In the 1950s, the United States developed the ultra-precision cutting technology of diamond tools, called "SPDT technology" (SinglePoint Diamond Turning) or "micro-inch technology" (1 micro-inch = 0.025μm), and developed the corresponding ultra-precision air bearing spindle. Precision machine tool, used to process large spherical and aspherical parts for laser fusion mirrors, tactical missiles and manned spacecraft.
The Cranfield Institute of Precision Engineering (CUPE), which belongs to the Cranfield Institute of Technology in the United Kingdom, is a unique representative of the British ultra-precision machining technology level. For example, the Nanocentre (Nano Machining Center) produced by CUPE can be used for ultra-precision turning, with grinding head, and ultra-precision grinding.
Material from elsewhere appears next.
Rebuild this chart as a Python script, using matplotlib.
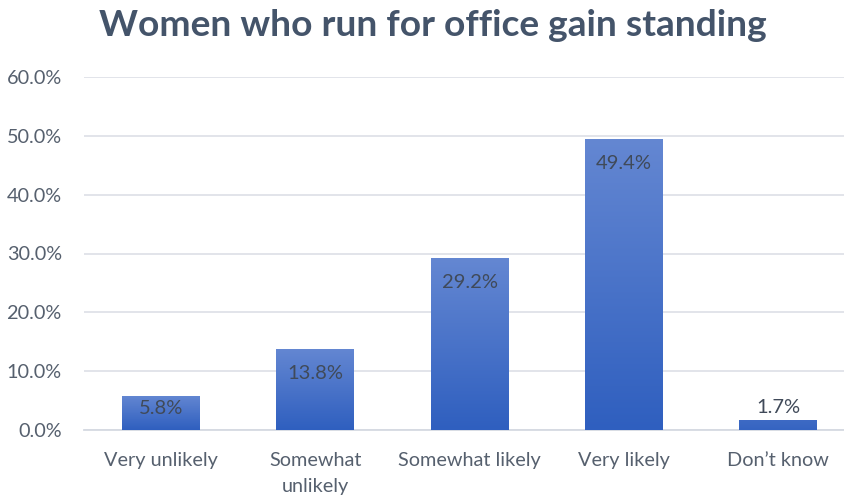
import matplotlib
matplotlib.use("Agg")
import matplotlib.pyplot as plt
import numpy as np
from matplotlib.colors import LinearSegmentedColormap
from matplotlib.ticker import FuncFormatter

categories = ["Very unlikely", "Somewhat\nunlikely", "Somewhat likely", "Very likely", "Don\u2019t know"]
values = [5.8, 13.8, 29.2, 49.4, 1.7]
yticks = [0, 10, 20, 30, 40, 50, 60]

plt.rcParams['font.family'] = ['Lato', 'DejaVu Sans']

fig = plt.figure(figsize=(8.45, 5), dpi=100)
ax = fig.add_axes([84 / 845, 70 / 500, 1 - 84 / 845, 353 / 500])

x = np.arange(len(categories))
width = 0.505
bars = ax.bar(x, values, width=width, color="none", edgecolor="none", zorder=3)

# vertical gradient for each bar, light at top, dark at bottom
cmap = LinearSegmentedColormap.from_list("bar", ["#2f5fbf", "#6487d2"])
grad = np.linspace(0, 1, 256).reshape(-1, 1)
for b in bars:
    x0, y0 = b.get_x(), b.get_y()
    w, h = b.get_width(), b.get_height()
    lo = 0.12 if h < 3 else 0.0
    hi = 0.3 if h < 3 else 1.0
    im = ax.imshow(grad * (hi - lo) + lo, cmap=cmap, vmin=0, vmax=1, aspect="auto",
                   origin="lower", extent=[x0, x0 + w, y0, y0 + h], zorder=3)
    im.set_clip_path(b)

# labels sit inside the bar end; short bars push them up, tiny ones go above
for xi, v in zip(x, values):
    if v > 10:
        ax.text(xi, v - 2.7, f"{v:.1f}%", ha="center", va="top", fontsize=14.5,
                color="#404a59", zorder=4)
    elif v > 4:
        ax.text(xi, v - 0.7, f"{v:.1f}%", ha="center", va="top", fontsize=14.5,
                color="#404a59", zorder=4)
    else:
        ax.text(xi, v + 0.6, f"{v:.1f}%", ha="center", va="bottom", fontsize=14.5,
                color="#404a59", zorder=4)

ax.set_xlim(-0.5, 4.434)
ax.set_ylim(0, 60)
ax.set_yticks(yticks)
ax.yaxis.set_major_formatter(FuncFormatter(lambda v, p: f"{v:.1f}%"))
ax.set_xticks(x)
ax.set_xticklabels(categories, linespacing=1.6)
ax.tick_params(axis="both", length=0, labelsize=14.3, colors="#56606e")
ax.tick_params(axis="x", pad=16)
ax.tick_params(axis="y", pad=16)

ax.grid(axis="y", color="#dfe2e8", linewidth=1.3, zorder=0)
for s in ["top", "right", "left"]:
    ax.spines[s].set_visible(False)
ax.spines["bottom"].set_color("#d5dae2")
ax.spines["bottom"].set_linewidth(1.3)
ax.set_autoscale_on(False)

fig.text(433 / 845, 1 - 25 / 500, "Women who run for office gain standing", ha="center",
         va="center", fontsize=26.7, fontweight="bold", color="#44546a")

fig.savefig("out.png", dpi=100)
Compared with the United States and the United Kingdom, Japan's research on ultra-precision machining technology started relatively late, but it is the fastest-growing country in the world in ultra-precision machining technology.
Development Trend of Ultra-Precision Machining
It is developing towards the direction of high precision, high efficiency, large-scale, miniaturization, intelligence, process integration, online processing and testing integration, and greening.
a. High precision and high efficiency
With the continuous progress of science and technology, the requirements for precision, efficiency and quality are getting higher and higher, and high precision and high efficiency have become the eternal theme of ultra-precision machining. Ultra-precision cutting and grinding technology can effectively improve processing efficiency, CMP and EEM technology can ensure processing accuracy, and semi-fixed abrasive processing methods, electrolytic magnetic grinding, magnetorheological abrasive flow processing and other composite processing methods can take into account the efficiency and will become the trend of ultra-precision machining.
b. Large-scale and miniaturized
Due to the development of aerospace and other technologies, large-scale optoelectronic devices require large-scale ultra-precision machining equipment, such as the ultra-precision machining tool machine for large-scale optical devices with a processing diameter of 2.4-4m developed in the United States. At the same time, with the development of micro-mechanical electronics, optoelectronic information and other fields, ultra-precision processing technology is developing towards miniaturization, such as micro-sensors, micro-drive components and power units, micro-aviation and space flight devices, etc. require micro ultra-precision processing equipment.
Using intelligent equipment to reduce the dependence of processing results on manual experience has always been the goal pursued in the manufacturing field. The intelligent degree of processing equipment is directly related to the stability and efficiency of processing, which is more obvious in ultra-precision processing.
d. Process integration
Today's competition among enterprises tends to be fierce, and high production efficiency has increasingly become a condition for enterprises to survive. On the other hand, there is an obvious growing trend towards using one machine for multiple operations (eg. turning, drilling, milling, grinding, finishing).
e. Integration of online processing and testing
Due to the high precision of ultra-precision machining, it is necessary to develop the integrated technology of online processing and testing to ensure product quality and improve productivity. At the same time, because the accuracy of the processing equipment itself is sometimes difficult to meet the requirements, the use of online detection, working condition monitoring and error compensation methods can improve the accuracy and ensure the processing quality requirements.
f. Green technology
Abrasive machining is the main method of ultra-precision machining. The manufacture of abrasives, the consumption of abrasives in machining, the consumption of energy and materials during machining, and the large amount of machining fluids used in machining have caused great burdens on the environment. To this end, countries are actively investing in green ultra-precision machining technology to reduce the environmental burden.